◆ **Written problem**:
Print the lines from the one that contains "Rebuild this chart" to the one that contains "fig.patch.set_facecolor('white')", inclusive, exactly as they appear, and please drop any pictures.

◆ **Dataset records**:

○ ○ ○ ○

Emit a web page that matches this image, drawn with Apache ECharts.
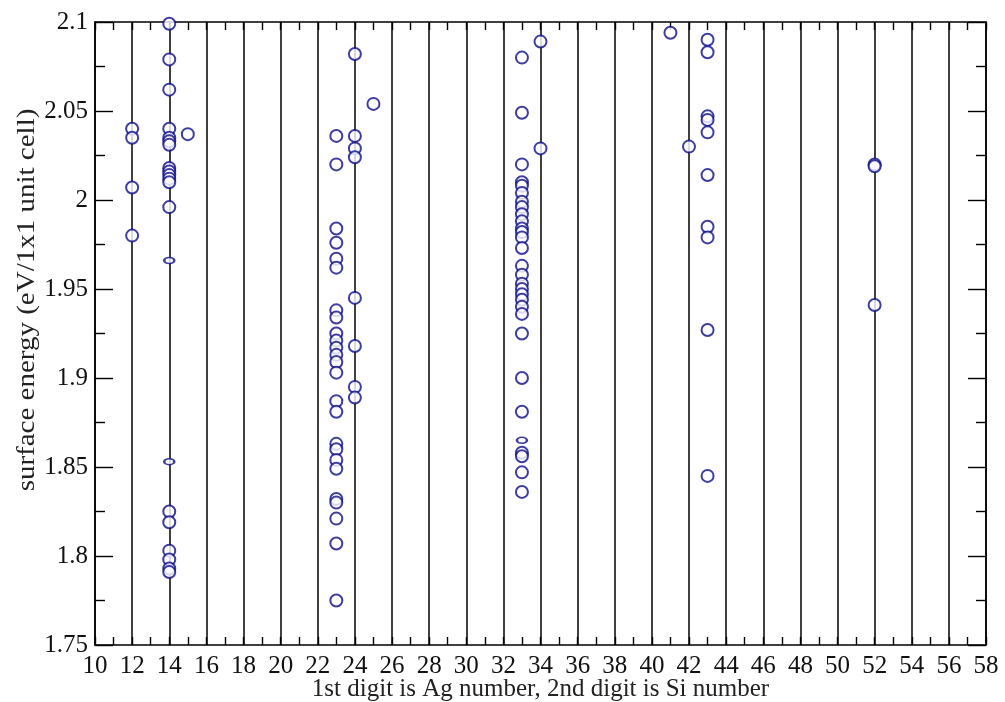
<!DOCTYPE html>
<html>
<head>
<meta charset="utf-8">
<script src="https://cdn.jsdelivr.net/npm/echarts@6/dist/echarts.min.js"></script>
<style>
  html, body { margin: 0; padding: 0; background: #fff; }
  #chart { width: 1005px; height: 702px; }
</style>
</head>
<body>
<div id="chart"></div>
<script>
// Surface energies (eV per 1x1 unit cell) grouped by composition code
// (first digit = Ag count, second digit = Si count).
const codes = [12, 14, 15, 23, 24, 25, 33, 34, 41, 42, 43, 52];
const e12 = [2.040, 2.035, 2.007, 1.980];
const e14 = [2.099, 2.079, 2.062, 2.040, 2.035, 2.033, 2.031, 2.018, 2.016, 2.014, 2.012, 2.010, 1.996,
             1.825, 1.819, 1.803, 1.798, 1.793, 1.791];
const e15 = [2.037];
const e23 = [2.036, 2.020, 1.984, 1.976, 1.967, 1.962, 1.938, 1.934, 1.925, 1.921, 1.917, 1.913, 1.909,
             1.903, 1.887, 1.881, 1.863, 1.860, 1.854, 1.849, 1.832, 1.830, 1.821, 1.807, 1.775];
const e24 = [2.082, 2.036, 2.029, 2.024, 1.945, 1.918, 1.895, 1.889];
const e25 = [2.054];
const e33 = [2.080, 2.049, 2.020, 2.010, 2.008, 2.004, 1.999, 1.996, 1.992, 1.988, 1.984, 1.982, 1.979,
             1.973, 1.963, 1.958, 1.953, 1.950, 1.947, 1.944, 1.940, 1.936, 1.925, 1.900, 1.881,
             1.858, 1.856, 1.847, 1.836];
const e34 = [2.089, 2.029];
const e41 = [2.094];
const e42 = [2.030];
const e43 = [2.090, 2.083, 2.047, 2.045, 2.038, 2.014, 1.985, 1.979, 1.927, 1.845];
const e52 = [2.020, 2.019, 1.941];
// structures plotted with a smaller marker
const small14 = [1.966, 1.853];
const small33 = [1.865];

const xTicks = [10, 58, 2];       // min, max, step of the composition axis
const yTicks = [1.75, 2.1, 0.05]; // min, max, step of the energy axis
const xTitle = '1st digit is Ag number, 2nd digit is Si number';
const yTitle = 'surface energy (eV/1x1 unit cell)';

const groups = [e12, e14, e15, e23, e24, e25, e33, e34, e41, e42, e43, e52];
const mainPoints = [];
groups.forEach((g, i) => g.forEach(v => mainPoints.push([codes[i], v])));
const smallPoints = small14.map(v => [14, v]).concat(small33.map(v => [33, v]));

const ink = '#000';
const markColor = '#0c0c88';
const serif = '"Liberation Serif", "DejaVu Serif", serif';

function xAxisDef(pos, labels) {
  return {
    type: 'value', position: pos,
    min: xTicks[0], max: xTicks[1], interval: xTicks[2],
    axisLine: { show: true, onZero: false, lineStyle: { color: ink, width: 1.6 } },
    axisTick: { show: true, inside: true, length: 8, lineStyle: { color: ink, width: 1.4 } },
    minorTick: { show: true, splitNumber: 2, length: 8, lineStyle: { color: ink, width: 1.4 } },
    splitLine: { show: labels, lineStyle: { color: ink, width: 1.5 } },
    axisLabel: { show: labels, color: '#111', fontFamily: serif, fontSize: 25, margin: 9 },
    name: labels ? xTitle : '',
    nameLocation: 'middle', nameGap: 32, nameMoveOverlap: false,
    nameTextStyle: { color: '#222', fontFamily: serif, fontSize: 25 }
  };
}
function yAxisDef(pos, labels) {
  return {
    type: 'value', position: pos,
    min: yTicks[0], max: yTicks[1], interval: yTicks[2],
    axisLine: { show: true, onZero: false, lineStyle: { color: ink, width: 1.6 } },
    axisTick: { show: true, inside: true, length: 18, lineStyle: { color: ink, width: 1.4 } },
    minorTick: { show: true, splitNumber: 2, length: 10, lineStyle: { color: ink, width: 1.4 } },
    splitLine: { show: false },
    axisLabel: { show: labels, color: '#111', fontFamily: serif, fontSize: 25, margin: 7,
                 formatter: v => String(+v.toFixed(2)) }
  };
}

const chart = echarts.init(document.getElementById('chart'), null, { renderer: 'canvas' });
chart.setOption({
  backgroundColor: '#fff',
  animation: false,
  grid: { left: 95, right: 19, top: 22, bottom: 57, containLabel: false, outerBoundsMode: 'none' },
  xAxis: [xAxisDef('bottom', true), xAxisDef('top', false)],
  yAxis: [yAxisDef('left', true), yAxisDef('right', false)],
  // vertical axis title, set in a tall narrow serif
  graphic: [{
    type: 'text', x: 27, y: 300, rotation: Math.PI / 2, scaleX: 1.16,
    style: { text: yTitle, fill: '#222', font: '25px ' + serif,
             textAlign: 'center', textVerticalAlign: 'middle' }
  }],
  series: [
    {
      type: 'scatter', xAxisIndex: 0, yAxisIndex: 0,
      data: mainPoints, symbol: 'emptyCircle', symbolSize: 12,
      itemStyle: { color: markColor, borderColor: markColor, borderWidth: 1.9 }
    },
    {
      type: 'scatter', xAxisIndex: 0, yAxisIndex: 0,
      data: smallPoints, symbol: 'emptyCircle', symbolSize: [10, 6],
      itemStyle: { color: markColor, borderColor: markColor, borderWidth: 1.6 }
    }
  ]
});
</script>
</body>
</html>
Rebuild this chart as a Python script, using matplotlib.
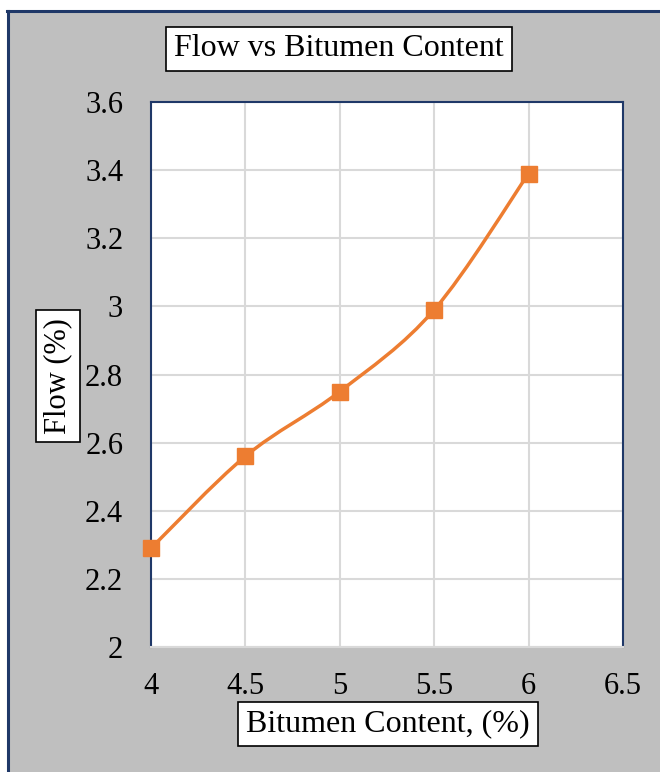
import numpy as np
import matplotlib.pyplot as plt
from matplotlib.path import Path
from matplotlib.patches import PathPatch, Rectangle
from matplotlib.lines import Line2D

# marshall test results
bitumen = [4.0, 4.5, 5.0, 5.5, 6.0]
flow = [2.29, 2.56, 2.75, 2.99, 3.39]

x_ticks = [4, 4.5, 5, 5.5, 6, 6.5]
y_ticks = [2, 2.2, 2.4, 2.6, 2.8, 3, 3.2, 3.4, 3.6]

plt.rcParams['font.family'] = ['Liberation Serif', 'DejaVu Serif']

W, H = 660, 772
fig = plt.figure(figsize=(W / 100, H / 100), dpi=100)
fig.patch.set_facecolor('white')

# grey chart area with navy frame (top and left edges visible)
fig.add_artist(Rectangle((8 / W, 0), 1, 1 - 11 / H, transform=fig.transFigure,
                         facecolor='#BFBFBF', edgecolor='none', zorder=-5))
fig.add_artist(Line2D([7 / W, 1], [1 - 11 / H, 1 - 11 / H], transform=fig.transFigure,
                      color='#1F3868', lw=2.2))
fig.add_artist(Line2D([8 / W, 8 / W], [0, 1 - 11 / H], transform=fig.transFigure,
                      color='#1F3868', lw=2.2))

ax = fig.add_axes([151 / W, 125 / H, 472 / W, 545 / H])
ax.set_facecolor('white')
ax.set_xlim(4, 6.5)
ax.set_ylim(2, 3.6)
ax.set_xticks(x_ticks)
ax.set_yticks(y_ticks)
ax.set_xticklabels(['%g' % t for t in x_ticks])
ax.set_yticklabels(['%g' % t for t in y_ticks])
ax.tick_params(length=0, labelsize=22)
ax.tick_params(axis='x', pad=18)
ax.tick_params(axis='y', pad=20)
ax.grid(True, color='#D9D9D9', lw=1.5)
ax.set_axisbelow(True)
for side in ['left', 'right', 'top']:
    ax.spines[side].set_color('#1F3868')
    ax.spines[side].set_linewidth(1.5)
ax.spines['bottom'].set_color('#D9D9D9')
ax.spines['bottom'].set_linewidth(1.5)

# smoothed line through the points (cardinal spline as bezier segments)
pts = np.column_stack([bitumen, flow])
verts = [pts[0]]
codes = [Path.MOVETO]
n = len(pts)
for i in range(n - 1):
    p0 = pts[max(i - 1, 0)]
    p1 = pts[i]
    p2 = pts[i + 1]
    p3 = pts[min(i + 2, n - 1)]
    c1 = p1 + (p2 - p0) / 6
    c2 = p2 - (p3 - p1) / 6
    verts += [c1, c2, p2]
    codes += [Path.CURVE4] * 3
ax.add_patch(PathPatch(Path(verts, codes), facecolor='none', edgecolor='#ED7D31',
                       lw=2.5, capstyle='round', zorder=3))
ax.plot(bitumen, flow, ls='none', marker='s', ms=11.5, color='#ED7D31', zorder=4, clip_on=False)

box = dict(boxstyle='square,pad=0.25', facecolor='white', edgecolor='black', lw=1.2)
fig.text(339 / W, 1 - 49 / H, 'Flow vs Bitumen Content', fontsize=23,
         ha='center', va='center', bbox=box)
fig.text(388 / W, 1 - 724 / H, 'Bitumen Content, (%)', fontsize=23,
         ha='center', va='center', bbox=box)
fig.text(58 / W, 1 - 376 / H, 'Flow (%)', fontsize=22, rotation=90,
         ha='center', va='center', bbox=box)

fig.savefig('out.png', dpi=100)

○ ○ ○ ○

◆ **Result below**:
Rebuild this chart as a Python script, using matplotlib.
import numpy as np
import matplotlib.pyplot as plt
from matplotlib.path import Path
from matplotlib.patches import PathPatch, Rectangle
from matplotlib.lines import Line2D

# marshall test results
bitumen = [4.0, 4.5, 5.0, 5.5, 6.0]
flow = [2.29, 2.56, 2.75, 2.99, 3.39]

x_ticks = [4, 4.5, 5, 5.5, 6, 6.5]
y_ticks = [2, 2.2, 2.4, 2.6, 2.8, 3, 3.2, 3.4, 3.6]

plt.rcParams['font.family'] = ['Liberation Serif', 'DejaVu Serif']

W, H = 660, 772
fig = plt.figure(figsize=(W / 100, H / 100), dpi=100)
fig.patch.set_facecolor('white')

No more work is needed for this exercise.